* _Stored dataset items_
========

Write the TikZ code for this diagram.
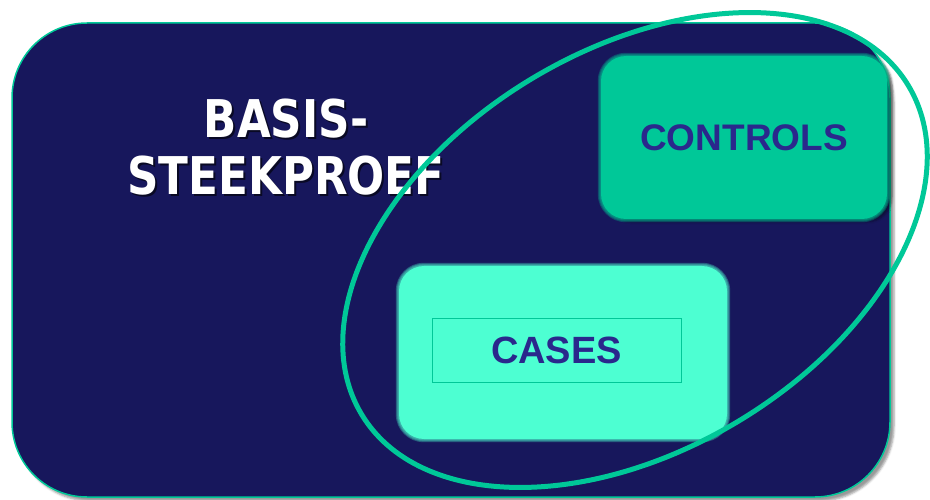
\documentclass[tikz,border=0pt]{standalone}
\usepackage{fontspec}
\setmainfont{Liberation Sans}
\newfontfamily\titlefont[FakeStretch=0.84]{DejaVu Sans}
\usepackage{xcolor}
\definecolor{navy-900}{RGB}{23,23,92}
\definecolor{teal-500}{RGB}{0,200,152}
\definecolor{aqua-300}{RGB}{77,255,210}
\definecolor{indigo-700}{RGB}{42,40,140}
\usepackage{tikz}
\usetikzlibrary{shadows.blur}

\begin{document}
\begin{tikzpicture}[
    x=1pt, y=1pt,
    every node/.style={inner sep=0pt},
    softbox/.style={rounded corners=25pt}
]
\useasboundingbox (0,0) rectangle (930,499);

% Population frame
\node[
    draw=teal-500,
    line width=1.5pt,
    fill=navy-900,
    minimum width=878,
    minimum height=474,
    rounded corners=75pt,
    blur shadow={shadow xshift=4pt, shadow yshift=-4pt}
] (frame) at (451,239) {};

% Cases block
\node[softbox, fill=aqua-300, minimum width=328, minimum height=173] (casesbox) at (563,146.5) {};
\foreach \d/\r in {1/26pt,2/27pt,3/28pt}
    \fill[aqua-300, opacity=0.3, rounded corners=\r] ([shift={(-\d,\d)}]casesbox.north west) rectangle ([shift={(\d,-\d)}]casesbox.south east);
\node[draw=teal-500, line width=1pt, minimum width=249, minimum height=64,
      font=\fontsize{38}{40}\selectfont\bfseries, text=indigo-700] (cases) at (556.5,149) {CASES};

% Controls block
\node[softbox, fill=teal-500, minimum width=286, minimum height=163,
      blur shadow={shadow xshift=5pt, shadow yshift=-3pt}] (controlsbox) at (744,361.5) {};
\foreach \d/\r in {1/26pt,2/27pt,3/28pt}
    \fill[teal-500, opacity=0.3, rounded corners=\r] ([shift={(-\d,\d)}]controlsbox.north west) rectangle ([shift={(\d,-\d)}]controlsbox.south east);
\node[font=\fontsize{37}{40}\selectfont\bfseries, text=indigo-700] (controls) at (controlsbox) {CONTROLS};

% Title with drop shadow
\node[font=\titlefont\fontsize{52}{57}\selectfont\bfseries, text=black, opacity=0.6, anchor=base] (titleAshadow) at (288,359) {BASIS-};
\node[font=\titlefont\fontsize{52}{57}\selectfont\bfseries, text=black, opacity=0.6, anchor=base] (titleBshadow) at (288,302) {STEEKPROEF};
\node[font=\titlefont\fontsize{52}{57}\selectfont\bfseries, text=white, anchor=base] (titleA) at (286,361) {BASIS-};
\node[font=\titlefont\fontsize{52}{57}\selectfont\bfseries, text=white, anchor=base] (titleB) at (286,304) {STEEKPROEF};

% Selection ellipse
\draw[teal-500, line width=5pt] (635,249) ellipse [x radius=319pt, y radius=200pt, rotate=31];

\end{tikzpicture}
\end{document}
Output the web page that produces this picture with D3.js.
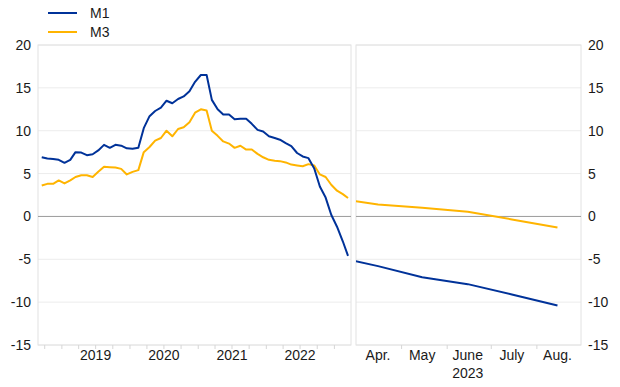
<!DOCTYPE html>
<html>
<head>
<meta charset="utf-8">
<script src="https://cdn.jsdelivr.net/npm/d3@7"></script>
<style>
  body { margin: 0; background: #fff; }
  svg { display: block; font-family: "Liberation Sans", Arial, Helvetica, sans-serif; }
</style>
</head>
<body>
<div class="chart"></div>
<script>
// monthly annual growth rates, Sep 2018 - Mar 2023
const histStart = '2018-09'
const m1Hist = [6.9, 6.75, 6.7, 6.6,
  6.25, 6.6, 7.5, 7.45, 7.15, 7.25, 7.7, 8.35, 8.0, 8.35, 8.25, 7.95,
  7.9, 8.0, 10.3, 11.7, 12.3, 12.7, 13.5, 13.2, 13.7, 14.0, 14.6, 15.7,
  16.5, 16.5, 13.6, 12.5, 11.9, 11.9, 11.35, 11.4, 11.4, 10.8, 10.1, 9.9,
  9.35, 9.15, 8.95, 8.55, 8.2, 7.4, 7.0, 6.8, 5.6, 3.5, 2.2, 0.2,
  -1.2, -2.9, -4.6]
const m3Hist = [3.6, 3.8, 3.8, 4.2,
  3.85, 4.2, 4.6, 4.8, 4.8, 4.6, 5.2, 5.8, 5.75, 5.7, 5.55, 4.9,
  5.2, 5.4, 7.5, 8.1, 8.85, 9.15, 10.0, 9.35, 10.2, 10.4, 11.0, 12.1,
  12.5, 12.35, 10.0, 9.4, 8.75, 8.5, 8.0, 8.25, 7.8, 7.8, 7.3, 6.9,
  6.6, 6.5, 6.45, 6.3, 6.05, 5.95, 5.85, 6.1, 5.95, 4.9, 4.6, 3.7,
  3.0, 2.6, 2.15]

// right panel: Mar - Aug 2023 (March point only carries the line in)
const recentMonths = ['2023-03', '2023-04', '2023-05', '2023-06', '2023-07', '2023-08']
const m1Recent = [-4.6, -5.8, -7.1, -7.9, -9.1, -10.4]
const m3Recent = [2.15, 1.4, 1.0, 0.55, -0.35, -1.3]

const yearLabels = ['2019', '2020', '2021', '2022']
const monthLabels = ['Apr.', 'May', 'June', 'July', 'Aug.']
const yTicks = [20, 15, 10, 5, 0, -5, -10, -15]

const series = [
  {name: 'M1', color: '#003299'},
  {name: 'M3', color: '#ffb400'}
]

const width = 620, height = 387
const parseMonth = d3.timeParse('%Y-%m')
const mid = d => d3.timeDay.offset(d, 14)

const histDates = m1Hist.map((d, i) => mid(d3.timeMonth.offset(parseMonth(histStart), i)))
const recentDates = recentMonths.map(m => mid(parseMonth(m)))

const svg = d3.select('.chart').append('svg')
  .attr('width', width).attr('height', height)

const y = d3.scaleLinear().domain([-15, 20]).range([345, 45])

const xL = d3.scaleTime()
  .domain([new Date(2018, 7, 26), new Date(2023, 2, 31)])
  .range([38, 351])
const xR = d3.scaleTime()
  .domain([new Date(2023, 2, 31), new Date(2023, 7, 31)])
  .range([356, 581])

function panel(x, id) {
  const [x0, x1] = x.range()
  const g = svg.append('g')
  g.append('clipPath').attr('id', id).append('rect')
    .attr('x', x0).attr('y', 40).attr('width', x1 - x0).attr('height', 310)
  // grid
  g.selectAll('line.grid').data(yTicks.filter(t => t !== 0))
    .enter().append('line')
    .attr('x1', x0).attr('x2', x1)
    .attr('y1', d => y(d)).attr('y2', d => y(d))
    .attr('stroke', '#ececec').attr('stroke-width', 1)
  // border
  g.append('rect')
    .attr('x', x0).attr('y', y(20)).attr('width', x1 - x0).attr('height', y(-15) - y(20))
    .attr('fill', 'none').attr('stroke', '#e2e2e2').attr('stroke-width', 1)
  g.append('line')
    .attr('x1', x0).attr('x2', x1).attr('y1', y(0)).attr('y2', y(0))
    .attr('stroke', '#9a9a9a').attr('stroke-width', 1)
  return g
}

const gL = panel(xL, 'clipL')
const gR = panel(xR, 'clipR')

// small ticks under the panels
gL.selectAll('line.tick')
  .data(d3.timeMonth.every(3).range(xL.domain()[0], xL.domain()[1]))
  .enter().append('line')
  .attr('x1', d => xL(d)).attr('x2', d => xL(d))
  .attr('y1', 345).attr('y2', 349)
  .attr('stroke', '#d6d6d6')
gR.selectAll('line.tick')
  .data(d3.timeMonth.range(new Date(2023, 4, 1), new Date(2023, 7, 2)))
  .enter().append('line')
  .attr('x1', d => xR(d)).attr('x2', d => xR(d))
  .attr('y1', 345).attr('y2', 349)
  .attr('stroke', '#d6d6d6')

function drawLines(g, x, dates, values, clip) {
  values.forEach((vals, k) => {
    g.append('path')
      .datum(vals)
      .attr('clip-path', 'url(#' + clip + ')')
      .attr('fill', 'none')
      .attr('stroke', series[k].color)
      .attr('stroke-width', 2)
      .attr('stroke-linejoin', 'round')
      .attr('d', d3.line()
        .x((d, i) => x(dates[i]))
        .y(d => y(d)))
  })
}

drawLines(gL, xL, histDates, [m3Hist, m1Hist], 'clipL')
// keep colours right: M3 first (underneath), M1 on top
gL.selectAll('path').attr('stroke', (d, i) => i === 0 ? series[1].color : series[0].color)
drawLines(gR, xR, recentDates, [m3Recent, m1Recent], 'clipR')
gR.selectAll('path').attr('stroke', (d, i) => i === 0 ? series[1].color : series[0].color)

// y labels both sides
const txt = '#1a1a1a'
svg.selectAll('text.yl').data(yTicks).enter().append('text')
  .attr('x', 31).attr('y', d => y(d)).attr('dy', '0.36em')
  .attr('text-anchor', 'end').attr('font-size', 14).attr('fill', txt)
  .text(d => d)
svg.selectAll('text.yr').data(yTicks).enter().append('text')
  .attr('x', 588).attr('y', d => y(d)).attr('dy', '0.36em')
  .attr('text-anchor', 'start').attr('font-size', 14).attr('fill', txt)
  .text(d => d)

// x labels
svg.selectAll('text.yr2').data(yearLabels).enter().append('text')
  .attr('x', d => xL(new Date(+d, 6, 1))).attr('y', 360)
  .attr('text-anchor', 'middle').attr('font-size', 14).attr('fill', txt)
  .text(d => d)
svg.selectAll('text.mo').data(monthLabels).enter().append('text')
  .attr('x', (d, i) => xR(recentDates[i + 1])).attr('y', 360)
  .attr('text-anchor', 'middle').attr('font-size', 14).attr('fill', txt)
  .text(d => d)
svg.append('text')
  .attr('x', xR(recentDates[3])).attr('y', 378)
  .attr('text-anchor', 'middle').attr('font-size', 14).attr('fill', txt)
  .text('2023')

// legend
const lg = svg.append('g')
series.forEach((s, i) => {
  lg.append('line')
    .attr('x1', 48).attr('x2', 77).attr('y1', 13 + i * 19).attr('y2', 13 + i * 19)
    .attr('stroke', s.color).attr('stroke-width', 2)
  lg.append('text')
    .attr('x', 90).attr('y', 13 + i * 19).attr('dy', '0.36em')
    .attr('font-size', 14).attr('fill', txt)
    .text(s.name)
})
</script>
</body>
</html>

========

* _GOAL_
Go back to the entries above and restate word for word every line from the first through the one that contains "text=indigo-700] (controls) at", leaving the pictures behind.

* _CORRECT RESULT_
Write the TikZ code for this diagram.
\documentclass[tikz,border=0pt]{standalone}
\usepackage{fontspec}
\setmainfont{Liberation Sans}
\newfontfamily\titlefont[FakeStretch=0.84]{DejaVu Sans}
\usepackage{xcolor}
\definecolor{navy-900}{RGB}{23,23,92}
\definecolor{teal-500}{RGB}{0,200,152}
\definecolor{aqua-300}{RGB}{77,255,210}
\definecolor{indigo-700}{RGB}{42,40,140}
\usepackage{tikz}
\usetikzlibrary{shadows.blur}

\begin{document}
\begin{tikzpicture}[
    x=1pt, y=1pt,
    every node/.style={inner sep=0pt},
    softbox/.style={rounded corners=25pt}
]
\useasboundingbox (0,0) rectangle (930,499);

% Population frame
\node[
    draw=teal-500,
    line width=1.5pt,
    fill=navy-900,
    minimum width=878,
    minimum height=474,
    rounded corners=75pt,
    blur shadow={shadow xshift=4pt, shadow yshift=-4pt}
] (frame) at (451,239) {};

% Cases block
\node[softbox, fill=aqua-300, minimum width=328, minimum height=173] (casesbox) at (563,146.5) {};
\foreach \d/\r in {1/26pt,2/27pt,3/28pt}
    \fill[aqua-300, opacity=0.3, rounded corners=\r] ([shift={(-\d,\d)}]casesbox.north west) rectangle ([shift={(\d,-\d)}]casesbox.south east);
\node[draw=teal-500, line width=1pt, minimum width=249, minimum height=64,
      font=\fontsize{38}{40}\selectfont\bfseries, text=indigo-700] (cases) at (556.5,149) {CASES};

% Controls block
\node[softbox, fill=teal-500, minimum width=286, minimum height=163,
      blur shadow={shadow xshift=5pt, shadow yshift=-3pt}] (controlsbox) at (744,361.5) {};
\foreach \d/\r in {1/26pt,2/27pt,3/28pt}
    \fill[teal-500, opacity=0.3, rounded corners=\r] ([shift={(-\d,\d)}]controlsbox.north west) rectangle ([shift={(\d,-\d)}]controlsbox.south east);
\node[font=\fontsize{37}{40}\selectfont\bfseries, text=indigo-700] (controls) at (controlsbox) {CONTROLS};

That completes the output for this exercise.